Can the pope succeed? At 77, time is likely to be against him. Lowney makes the sobering point that even John Paul II, who wielded such authority for so long, was unable to stem the decline in Europe. Hence Francis has to make the most of this time and be careful of getting bogged down in things which sap the missionary energy. The reform of the Vatican, important an aim as this is, is a potential “sinkhole” and Lowney approves of the way Francis has enlisted others to help him with this.
Will the Church leadership respond to Francis or to his interpreter Lowney? The pope certainly knows what he’s up against. “Careerism is leprosy.” That little statement suggests he has no illusions.
So will those who in fact went for the priesthood motivated by ambition for preferment rather than pastoral service now suddenly have a change of heart?
Will those who are in it for the power-dressing and a nice car now change their ways in response to Francis’ Franciscan example in dress and mode of transport?

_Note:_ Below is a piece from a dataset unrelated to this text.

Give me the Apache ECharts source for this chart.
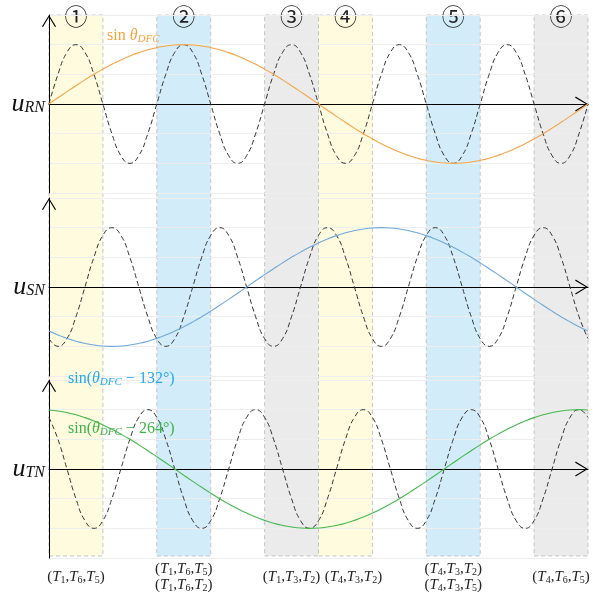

Will dioceses and religious congregations attract more men and women fired with Francis’ vision for a Church of and for the poor?
The laity, in general, seem to be delighted with the man, his manner and the matter of his message.
Will the secular leaders listen? One has a sense that many know that Francis and Lowney are right, but that the sheer momentum of the vast machine in which they work will make it almost impossible for them to change. The crude power of profit is not easily put down.
Business gurus mouth platitudes about how important it is to invest in personnel, their most valuable resource, but in fact the trend is often to skimp on training and apprenticeships, hire from abroad and make staff ever more disposable by placing them on contracts.